Each line that holds the word "with" is to be identified and copied.

*DATASET EXTRACT*

[Start]

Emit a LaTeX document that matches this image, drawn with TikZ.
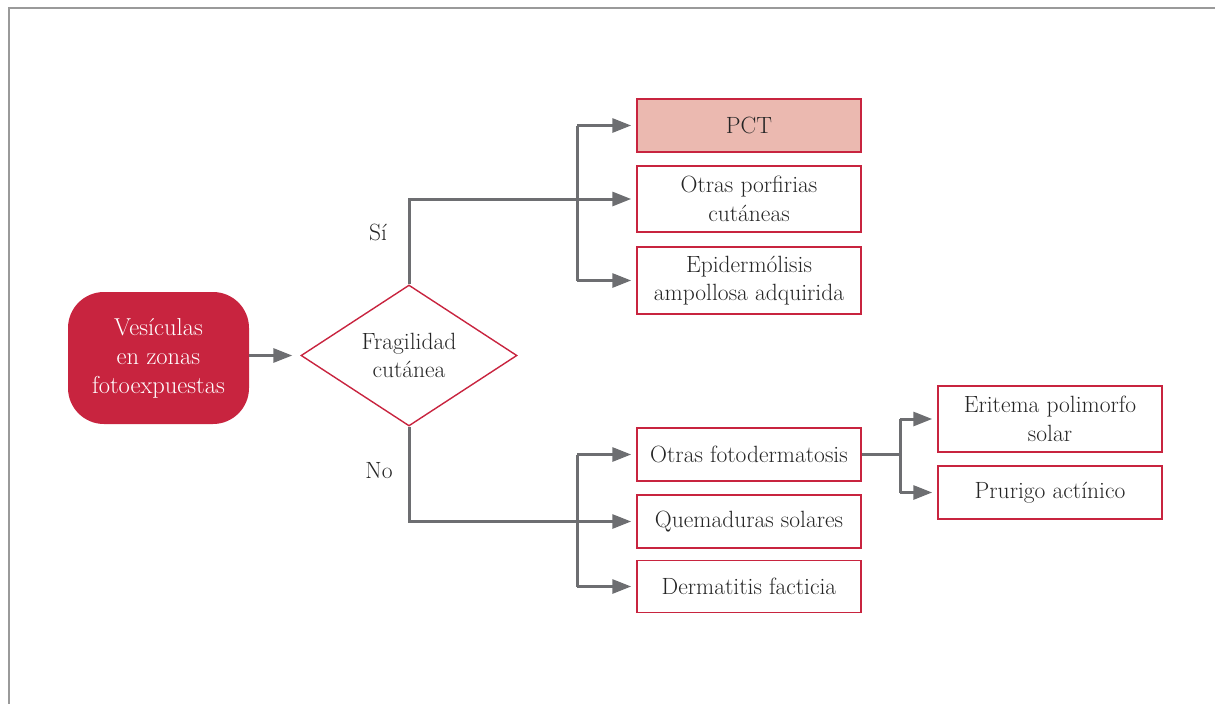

[End]
[Start]

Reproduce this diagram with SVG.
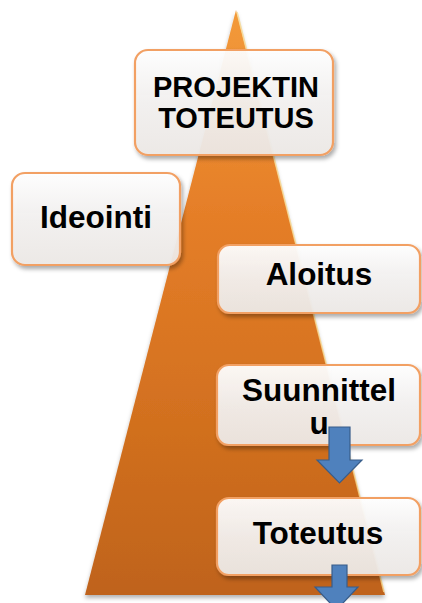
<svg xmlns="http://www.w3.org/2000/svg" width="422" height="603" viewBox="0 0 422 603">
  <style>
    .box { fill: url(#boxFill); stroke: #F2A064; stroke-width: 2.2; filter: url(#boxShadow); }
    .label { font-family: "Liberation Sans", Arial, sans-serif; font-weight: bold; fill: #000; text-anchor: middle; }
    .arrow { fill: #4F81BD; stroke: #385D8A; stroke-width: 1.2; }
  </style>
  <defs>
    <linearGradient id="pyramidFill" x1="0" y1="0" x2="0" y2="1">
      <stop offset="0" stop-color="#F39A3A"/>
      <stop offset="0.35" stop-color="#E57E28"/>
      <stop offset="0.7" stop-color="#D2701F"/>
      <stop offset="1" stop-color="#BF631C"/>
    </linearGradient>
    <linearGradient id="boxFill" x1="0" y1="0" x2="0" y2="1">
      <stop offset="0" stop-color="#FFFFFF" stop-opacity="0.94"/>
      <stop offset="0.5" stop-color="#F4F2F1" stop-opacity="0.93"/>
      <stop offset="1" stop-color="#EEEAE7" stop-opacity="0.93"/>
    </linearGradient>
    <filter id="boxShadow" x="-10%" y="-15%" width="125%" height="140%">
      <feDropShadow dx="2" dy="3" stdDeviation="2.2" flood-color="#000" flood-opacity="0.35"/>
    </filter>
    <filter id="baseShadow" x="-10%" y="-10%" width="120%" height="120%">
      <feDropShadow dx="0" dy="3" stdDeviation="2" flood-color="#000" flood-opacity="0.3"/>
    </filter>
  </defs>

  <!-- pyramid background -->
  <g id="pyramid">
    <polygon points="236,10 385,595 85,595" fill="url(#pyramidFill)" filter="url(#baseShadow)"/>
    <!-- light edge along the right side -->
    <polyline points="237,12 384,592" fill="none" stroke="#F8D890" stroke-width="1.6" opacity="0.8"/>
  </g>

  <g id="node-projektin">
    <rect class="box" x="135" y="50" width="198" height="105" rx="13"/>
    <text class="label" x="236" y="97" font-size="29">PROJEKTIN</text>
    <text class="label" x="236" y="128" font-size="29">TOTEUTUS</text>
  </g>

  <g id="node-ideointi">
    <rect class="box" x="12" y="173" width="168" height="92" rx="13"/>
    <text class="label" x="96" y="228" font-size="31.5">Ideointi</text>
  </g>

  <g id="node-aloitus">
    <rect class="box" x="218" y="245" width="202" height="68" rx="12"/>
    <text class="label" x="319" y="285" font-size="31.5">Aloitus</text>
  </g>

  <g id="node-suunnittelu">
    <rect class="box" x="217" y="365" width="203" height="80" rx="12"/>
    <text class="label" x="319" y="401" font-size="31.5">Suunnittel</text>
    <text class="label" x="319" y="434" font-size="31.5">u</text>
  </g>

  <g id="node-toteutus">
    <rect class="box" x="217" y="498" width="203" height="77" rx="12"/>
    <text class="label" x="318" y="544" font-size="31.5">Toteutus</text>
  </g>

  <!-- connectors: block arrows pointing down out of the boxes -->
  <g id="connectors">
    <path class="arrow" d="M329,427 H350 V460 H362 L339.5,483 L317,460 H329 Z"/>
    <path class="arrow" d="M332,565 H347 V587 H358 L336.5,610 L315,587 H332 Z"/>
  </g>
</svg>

[End]

*COMPLETE RESPONSE*
Emit a LaTeX document that matches this image, drawn with TikZ.
Reproduce this diagram with SVG.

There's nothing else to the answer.